### Source data
|---|
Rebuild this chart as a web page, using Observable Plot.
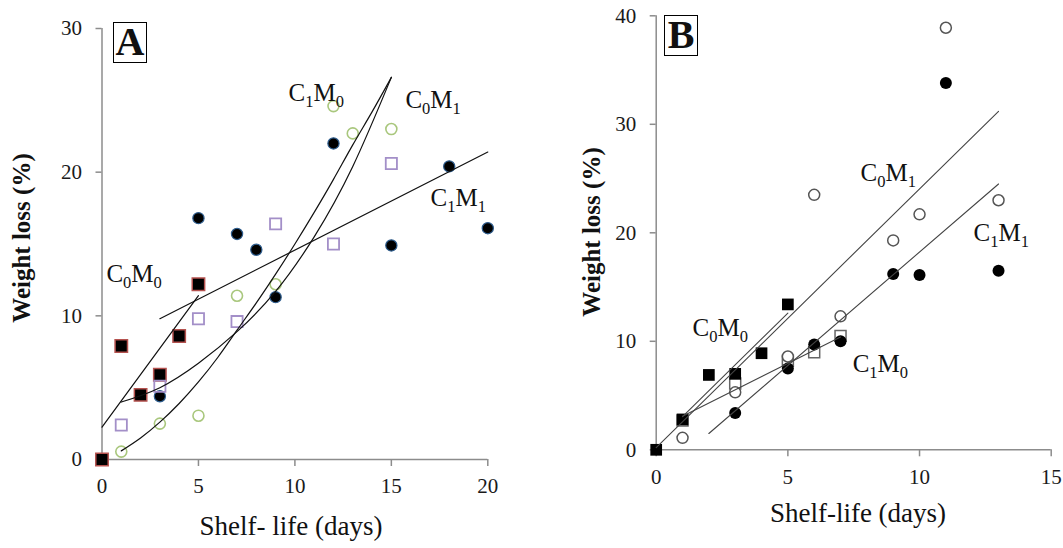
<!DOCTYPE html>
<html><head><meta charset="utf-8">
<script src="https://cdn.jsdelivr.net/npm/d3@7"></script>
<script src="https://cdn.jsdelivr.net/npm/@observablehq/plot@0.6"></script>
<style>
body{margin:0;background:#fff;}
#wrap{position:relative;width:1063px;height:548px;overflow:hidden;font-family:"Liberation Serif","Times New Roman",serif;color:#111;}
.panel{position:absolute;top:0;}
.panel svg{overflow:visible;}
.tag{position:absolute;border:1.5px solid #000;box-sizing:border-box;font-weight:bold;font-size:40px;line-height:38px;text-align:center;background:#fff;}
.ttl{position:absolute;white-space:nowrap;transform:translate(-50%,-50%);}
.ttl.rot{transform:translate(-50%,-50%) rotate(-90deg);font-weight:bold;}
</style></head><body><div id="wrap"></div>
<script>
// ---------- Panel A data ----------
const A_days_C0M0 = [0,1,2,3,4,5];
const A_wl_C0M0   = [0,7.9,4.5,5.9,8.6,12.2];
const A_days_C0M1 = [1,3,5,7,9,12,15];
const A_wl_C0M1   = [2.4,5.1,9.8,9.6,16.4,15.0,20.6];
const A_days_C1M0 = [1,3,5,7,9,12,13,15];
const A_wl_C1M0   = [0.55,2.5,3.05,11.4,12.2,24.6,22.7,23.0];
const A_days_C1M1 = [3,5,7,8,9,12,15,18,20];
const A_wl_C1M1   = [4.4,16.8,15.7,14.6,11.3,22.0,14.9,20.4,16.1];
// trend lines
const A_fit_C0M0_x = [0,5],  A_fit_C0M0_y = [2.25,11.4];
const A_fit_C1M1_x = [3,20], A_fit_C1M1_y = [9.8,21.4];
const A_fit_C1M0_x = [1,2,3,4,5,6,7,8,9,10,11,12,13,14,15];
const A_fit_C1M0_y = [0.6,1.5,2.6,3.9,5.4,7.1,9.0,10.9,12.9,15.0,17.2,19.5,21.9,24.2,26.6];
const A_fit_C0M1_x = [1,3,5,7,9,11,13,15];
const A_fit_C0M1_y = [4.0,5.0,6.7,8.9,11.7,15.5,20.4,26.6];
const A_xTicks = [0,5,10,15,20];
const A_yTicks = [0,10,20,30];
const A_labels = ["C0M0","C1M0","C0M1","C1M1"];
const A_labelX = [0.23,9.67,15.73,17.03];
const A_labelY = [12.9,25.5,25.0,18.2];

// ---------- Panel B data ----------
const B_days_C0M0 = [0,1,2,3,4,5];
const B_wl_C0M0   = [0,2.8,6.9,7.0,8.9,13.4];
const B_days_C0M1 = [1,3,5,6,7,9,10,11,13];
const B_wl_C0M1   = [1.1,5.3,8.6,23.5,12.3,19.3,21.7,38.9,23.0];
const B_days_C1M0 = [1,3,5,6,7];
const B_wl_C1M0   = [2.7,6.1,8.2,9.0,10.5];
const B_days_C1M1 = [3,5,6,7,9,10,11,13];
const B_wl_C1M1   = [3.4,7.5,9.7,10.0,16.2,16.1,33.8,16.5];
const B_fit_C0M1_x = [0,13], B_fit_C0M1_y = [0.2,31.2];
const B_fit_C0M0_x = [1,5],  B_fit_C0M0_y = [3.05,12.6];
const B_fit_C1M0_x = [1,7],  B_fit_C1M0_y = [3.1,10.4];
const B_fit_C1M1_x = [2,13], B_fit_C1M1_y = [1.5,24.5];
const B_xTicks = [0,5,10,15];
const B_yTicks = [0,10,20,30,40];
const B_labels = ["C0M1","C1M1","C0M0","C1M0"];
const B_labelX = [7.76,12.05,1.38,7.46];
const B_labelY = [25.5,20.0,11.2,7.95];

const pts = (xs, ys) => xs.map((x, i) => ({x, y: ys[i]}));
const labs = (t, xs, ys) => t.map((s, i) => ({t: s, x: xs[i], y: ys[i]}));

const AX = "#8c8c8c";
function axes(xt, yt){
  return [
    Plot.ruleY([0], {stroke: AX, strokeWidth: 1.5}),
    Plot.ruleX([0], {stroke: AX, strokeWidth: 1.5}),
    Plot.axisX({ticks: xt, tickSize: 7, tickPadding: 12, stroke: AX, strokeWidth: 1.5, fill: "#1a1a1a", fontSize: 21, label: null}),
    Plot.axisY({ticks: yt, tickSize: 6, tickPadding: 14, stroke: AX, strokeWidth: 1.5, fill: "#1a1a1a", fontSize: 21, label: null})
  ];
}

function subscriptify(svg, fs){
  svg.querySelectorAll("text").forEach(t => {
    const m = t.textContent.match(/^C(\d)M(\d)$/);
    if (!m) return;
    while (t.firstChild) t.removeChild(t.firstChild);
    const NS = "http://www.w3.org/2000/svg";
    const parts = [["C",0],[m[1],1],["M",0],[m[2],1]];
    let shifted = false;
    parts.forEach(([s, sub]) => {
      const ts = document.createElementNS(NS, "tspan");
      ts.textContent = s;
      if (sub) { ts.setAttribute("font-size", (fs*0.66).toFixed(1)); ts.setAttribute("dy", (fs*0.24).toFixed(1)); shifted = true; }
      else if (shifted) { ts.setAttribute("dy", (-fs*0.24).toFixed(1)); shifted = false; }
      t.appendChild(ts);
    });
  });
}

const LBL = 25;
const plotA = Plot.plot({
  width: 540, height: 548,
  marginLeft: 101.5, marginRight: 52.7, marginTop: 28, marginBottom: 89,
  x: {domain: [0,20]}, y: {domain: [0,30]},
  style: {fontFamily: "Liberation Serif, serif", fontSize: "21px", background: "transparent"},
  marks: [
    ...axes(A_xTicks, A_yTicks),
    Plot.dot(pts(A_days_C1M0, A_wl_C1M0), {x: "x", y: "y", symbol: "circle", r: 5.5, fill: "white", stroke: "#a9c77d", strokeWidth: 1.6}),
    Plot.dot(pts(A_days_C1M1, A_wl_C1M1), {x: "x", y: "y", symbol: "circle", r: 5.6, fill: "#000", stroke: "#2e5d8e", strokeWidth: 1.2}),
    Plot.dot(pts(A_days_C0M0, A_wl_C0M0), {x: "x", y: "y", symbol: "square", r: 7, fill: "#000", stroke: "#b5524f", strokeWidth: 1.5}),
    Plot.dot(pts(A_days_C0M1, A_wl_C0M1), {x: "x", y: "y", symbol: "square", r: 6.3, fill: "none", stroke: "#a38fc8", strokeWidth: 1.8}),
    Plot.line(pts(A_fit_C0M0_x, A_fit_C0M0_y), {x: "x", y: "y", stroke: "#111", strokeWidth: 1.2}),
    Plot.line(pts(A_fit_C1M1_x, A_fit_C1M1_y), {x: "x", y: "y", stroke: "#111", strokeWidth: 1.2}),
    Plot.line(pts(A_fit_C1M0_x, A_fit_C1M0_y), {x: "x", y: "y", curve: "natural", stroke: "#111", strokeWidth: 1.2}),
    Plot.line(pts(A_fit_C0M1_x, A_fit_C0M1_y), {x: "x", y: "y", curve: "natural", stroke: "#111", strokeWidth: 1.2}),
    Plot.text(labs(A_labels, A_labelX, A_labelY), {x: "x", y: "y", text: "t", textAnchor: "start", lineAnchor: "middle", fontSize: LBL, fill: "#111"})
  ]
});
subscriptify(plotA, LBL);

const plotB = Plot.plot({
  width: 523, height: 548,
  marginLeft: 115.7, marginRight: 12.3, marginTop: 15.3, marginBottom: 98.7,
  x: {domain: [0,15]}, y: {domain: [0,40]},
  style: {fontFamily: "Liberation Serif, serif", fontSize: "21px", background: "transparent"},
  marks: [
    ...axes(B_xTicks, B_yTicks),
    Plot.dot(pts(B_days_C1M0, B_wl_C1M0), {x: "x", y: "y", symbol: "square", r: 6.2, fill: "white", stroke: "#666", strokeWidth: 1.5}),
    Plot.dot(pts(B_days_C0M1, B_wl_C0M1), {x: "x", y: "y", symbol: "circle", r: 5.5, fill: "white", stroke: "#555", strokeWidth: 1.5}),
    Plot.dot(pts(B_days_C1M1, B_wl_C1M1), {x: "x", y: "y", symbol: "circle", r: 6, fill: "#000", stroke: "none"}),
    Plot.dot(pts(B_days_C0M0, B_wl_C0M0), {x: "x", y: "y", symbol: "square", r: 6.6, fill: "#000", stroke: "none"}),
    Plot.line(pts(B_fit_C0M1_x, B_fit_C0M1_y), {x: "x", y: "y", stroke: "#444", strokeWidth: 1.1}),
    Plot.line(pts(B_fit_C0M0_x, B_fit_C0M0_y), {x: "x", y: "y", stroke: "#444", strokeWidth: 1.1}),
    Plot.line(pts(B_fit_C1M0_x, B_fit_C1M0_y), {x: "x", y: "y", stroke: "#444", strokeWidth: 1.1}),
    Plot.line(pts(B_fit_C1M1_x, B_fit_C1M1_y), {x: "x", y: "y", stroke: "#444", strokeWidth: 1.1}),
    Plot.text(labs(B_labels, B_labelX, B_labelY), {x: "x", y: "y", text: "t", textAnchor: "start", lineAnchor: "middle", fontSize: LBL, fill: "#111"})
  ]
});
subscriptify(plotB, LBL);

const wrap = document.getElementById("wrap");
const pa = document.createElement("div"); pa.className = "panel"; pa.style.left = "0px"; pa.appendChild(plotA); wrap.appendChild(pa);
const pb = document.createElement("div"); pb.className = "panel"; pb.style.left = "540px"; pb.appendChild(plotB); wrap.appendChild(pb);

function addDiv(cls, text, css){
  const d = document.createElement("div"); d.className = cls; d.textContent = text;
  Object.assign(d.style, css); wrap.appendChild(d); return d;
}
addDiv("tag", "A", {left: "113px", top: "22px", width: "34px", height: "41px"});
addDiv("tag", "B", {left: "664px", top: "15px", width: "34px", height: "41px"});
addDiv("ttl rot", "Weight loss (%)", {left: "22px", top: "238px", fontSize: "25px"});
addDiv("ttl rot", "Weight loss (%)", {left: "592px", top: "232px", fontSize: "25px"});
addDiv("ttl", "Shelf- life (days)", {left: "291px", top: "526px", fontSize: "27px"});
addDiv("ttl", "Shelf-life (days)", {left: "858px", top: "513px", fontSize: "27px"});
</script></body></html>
|---|
Begin at the first line of the data above and repeat each line exactly, stopping after the line containing "const A_labelY = [12.9,25.5,25.0,18.2];". Omit the pictures.

### Expected answer
Rebuild this chart as a web page, using Observable Plot.
<!DOCTYPE html>
<html><head><meta charset="utf-8">
<script src="https://cdn.jsdelivr.net/npm/d3@7"></script>
<script src="https://cdn.jsdelivr.net/npm/@observablehq/plot@0.6"></script>
<style>
body{margin:0;background:#fff;}
#wrap{position:relative;width:1063px;height:548px;overflow:hidden;font-family:"Liberation Serif","Times New Roman",serif;color:#111;}
.panel{position:absolute;top:0;}
.panel svg{overflow:visible;}
.tag{position:absolute;border:1.5px solid #000;box-sizing:border-box;font-weight:bold;font-size:40px;line-height:38px;text-align:center;background:#fff;}
.ttl{position:absolute;white-space:nowrap;transform:translate(-50%,-50%);}
.ttl.rot{transform:translate(-50%,-50%) rotate(-90deg);font-weight:bold;}
</style></head><body><div id="wrap"></div>
<script>
// ---------- Panel A data ----------
const A_days_C0M0 = [0,1,2,3,4,5];
const A_wl_C0M0   = [0,7.9,4.5,5.9,8.6,12.2];
const A_days_C0M1 = [1,3,5,7,9,12,15];
const A_wl_C0M1   = [2.4,5.1,9.8,9.6,16.4,15.0,20.6];
const A_days_C1M0 = [1,3,5,7,9,12,13,15];
const A_wl_C1M0   = [0.55,2.5,3.05,11.4,12.2,24.6,22.7,23.0];
const A_days_C1M1 = [3,5,7,8,9,12,15,18,20];
const A_wl_C1M1   = [4.4,16.8,15.7,14.6,11.3,22.0,14.9,20.4,16.1];
// trend lines
const A_fit_C0M0_x = [0,5],  A_fit_C0M0_y = [2.25,11.4];
const A_fit_C1M1_x = [3,20], A_fit_C1M1_y = [9.8,21.4];
const A_fit_C1M0_x = [1,2,3,4,5,6,7,8,9,10,11,12,13,14,15];
const A_fit_C1M0_y = [0.6,1.5,2.6,3.9,5.4,7.1,9.0,10.9,12.9,15.0,17.2,19.5,21.9,24.2,26.6];
const A_fit_C0M1_x = [1,3,5,7,9,11,13,15];
const A_fit_C0M1_y = [4.0,5.0,6.7,8.9,11.7,15.5,20.4,26.6];
const A_xTicks = [0,5,10,15,20];
const A_yTicks = [0,10,20,30];
const A_labels = ["C0M0","C1M0","C0M1","C1M1"];
const A_labelX = [0.23,9.67,15.73,17.03];
const A_labelY = [12.9,25.5,25.0,18.2];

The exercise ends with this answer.